When You're Strange is a 2009 documentary about the life of The Doors. It is written and directed by Tom DiCillo and for the first time makes material from Jim Morrison's 1969 film fragment HWY: An American Pastoral publicly available.
Doors keyboardist Ray Manzarek has stated that "This will be the true story of the Doors," and that the film will be "the anti-Oliver Stone," referring to the 1991 film about the group that Stone directed, and which drew quite a bit of criticism from many Doors fans and Morrison intimates for certain departures from the truth in Stone's screenplay.
The documentary first screened at the Sundance Film Festival on January 17, 2009. It received somewhat favorable reviews from that showing, however the narration (by director DiCillo) was singled out by most viewers as very seriously flawed for its monotonic delivery. Due to the rash of complaints about the narration, Johnny Depp was hired to redub it. A few months later, DiCillo pronounced the film "just about locked", and announced that there would be a showing of the new "redux" version. It debuted at the Los Angeles Film Festival on Sunday, June 21, 2009. The completed film was also shown at the London Film Festival on October 16-18, 2009. The film was released in theaters on April 9, 2010, with a soundtrack release on April 6, 2010. It was released in Canada on April 15, 2010. PBS showed this film as part of its series American Masters on May 12, 2010. The film was released on DVD on June 29, 2010. In France the film, distributed by MK2, was released under its original title and received an excellent reception.
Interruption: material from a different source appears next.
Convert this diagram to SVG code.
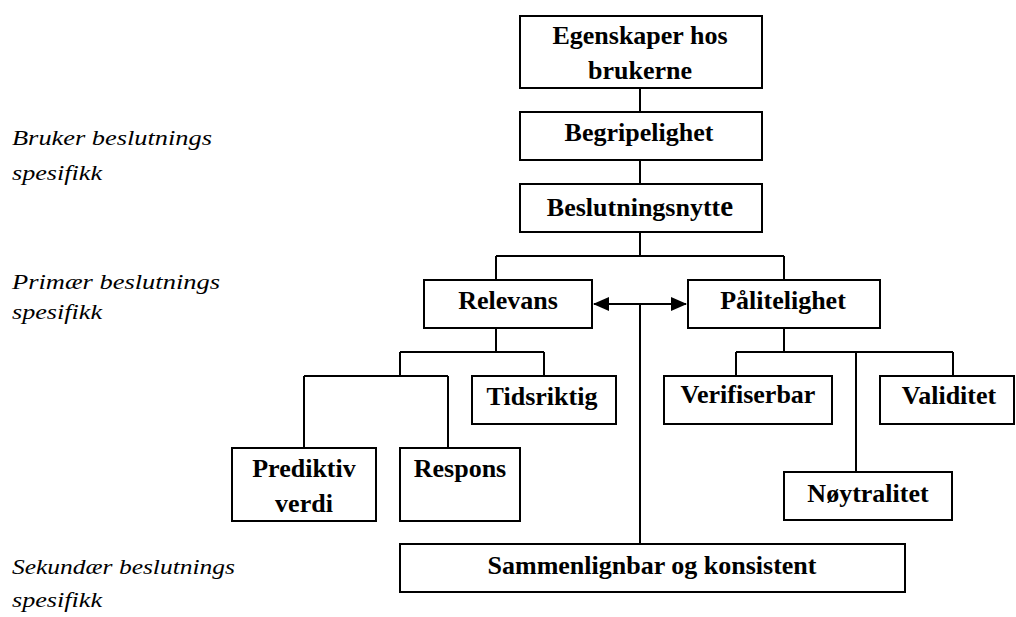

Robby Krieger believes that the film puts together a more accurate portrayal of Morrison than the 1991 biopic stating; ‘I think when you see the Oliver Stone movie – I'm amazed how good Val Kilmer did – but, you know, the problem with that movie is that the script was kind of stupid. It doesn't really capture how Jim was at all. This gives you a much better insight into how his mind worked, I think.’
Overall Krieger felt ‘really happy’ about how the film has turned out, crediting in particular the editing work. The surviving members of the band decided not to get too involved in the project to try to get the right neutral balance that an outsider would try to achieve."
The film has been nominated for an Emmy Award for Outstanding Nonfiction Series following its airing on American Masters on PBS. In December of 2010 the film was nominated for a Grammy Award for Best Long Form Video and subsequently won the award in February 2011.